I’m sure by now you’ve heard that the provincial government announced a couple weeks ago that they’d be raising the minimum wage over the next few years, with increments leading to a minimum wage of $15/hr at the beginning of 2019. Reactions to the announcement have been varied and strong, with some columnists, business owners, politicians, and pundits claiming that the hike will cause massive layoffs and force many businesses to close their doors. Other opinions point to the economic benefits of providing Ontario’s lowest earners with more income: someone who is just getting by isn’t going to save all of a larger paycheck; they’re more likely to spend it. More consumer activity means a more robust economy, and a boost to small businesses that may suffer because of increased labour costs.
In London, one local bar owner used his business sign to express his opposition to the hike, promising to raise prices to accommodate the jump. The president of the London Chamber of Commerce called the move “careless and reckless”. Local MPPs are even more cynical, calling it “typical Liberal electioneering”. A local radio host and columnist actually argued that eliminating the minimum wage altogether would benefit employees, because a poorly paying job is better than no job.
On the other hand, progressives pointed out that the higher floor will benefit all workers in Ontario: the wages of those who make more than minimum wage will increase, too. The provincial government pointed out that we are in competition for workers with other jurisdictions like Alberta, New York State, and San Francisco. If a person can’t survive in Ontario, they’ll go where they can make enough to get by. They also point to studies that indicate little or no change in employment rates in places where the minimum wage was increased, while critics point to other studies that show a rise in unemployment.
And so it goes. Round and round. Will it be a disaster, or will it lead to increased growth? It’s hard to say. That there’s no consensus shows that measures like this have effects that are hard to predict. So what’s to be done?
From our perspective, we welcome any approach that allows people to live with dignity while working. And though there’s a great deal of work to be done—especially in increasing benefits for those who can’t work, for instance—this is a start. For many people, work is how they define themselves, and as a society, it’s the main way we measure success. When we are asked to tell people about ourselves, our jobs are usually at or near the top of the list of characteristics. Increasing the minimum wage indicates that we respect all people in Ontario: you can now work and have some dignity.
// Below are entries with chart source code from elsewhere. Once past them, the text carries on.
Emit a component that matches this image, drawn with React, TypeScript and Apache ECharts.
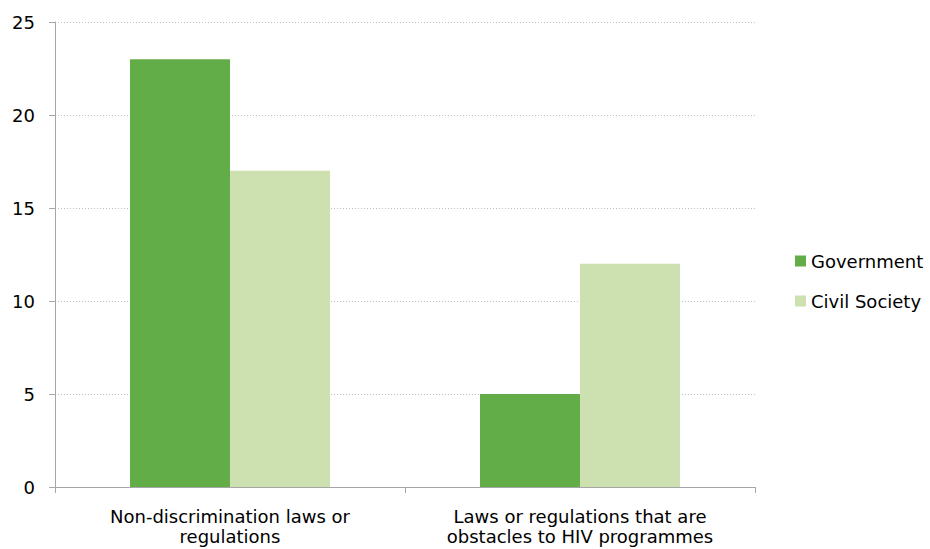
import React, { useEffect, useRef } from "react";
import * as echarts from "echarts";

const categories = [
  "Non-discrimination laws or\nregulations",
  "Laws or regulations that are\nobstacles to HIV programmes",
];
const government = [23, 5];
const civilSociety = [17, 12];
const yTicks = { min: 0, max: 25, interval: 5 };

export default function App() {
  const ref = useRef<HTMLDivElement>(null);

  useEffect(() => {
    if (!ref.current) return;
    const chart = echarts.init(ref.current, null, { renderer: "svg" });
    const font = "Tahoma, 'DejaVu Sans', 'Liberation Sans', sans-serif";
    chart.setOption({
      animation: false,
      textStyle: { fontFamily: font },
      grid: { left: 55, right: 175, top: 22, bottom: 62, containLabel: false },
      legend: {
        orient: "vertical",
        left: 790,
        top: 247,
        itemWidth: 11,
        itemHeight: 11,
        itemGap: 22,
        icon: "rect",
        textStyle: { fontSize: 18, color: "#000", fontFamily: font },
        data: ["Government", "Civil Society"],
      },
      xAxis: {
        type: "category",
        data: categories,
        axisLine: { lineStyle: { color: "#A6A6A6", width: 1 } },
        axisTick: { show: true, length: 6, lineStyle: { color: "#A6A6A6" } },
        axisLabel: { fontSize: 18, color: "#000", lineHeight: 20, margin: 19, fontFamily: font },
      },
      yAxis: {
        type: "value",
        min: yTicks.min,
        max: yTicks.max,
        interval: yTicks.interval,
        axisLine: { show: true, lineStyle: { color: "#A6A6A6", width: 1 } },
        axisTick: { show: true, length: 6, lineStyle: { color: "#A6A6A6" } },
        axisLabel: { fontSize: 18, color: "#000", margin: 20, fontFamily: font },
        splitLine: { show: true, lineStyle: { color: "#BFBFBF", type: [1, 2], width: 1 } },
      },
      series: [
        {
          name: "Government",
          type: "bar",
          data: government,
          barWidth: 100,
          barGap: "0%",
          itemStyle: { color: "#62AD47" },
        },
        {
          name: "Civil Society",
          type: "bar",
          data: civilSociety,
          barWidth: 100,
          barGap: "0%",
          itemStyle: { color: "#CDE0B0" },
        },
      ],
    });
    return () => chart.dispose();
  }, []);

  return <div ref={ref} style={{ width: 930, height: 549, position: "absolute", left: 0, top: 0, background: "#fff" }} />;
}
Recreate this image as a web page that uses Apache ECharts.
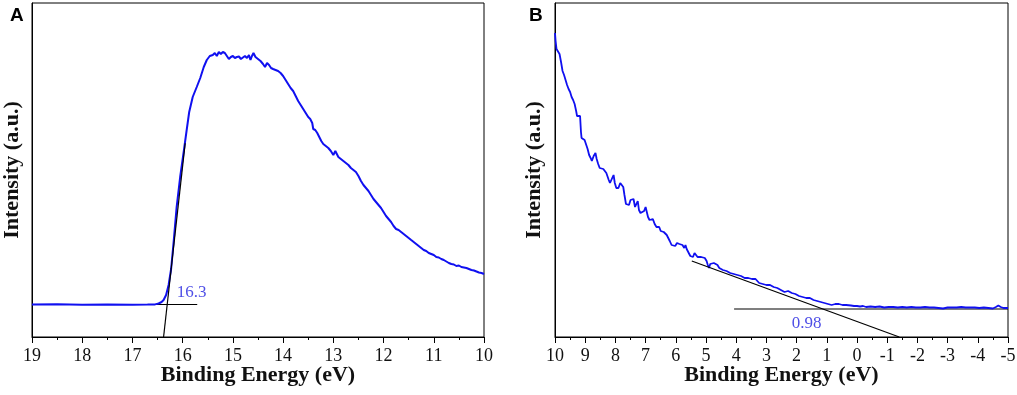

Ontario’s current minimum wage is $11.40 an hour. This is after several years of increases after it was frozen for nearly a decade from 1995 to 2004. If the minimum wage had kept up with a modest inflation rate since 1995, it would currently be about $13.75 (assuming my math is right). This means that a minimum wage earner today makes almost 20% less than they did in 1995. Two decades of Ontario’s growth has been subsidized by the working poor.
It should also be noted that a $15 minimum wage is still below London’s “Living Wage” of $15.53/hr, Toronto’s Living Wage of $18.52, and the living wage of many other cities in Ontario, including Sudbury, St. Thomas, Waterloo, Kingston, and Hamilton, among others. Also, depending on your age or industry, you may make even less than the current minimum wage of $11.40, and that will continue.
There will no doubt be some adjustments. Business may freeze hiring, cut hours, or increase prices. Others will simply eat the increased cost, as they would any other increase in price. This has the potential to be a very good thing. Everyone deserves to have dignity in work, and this is one small step toward that.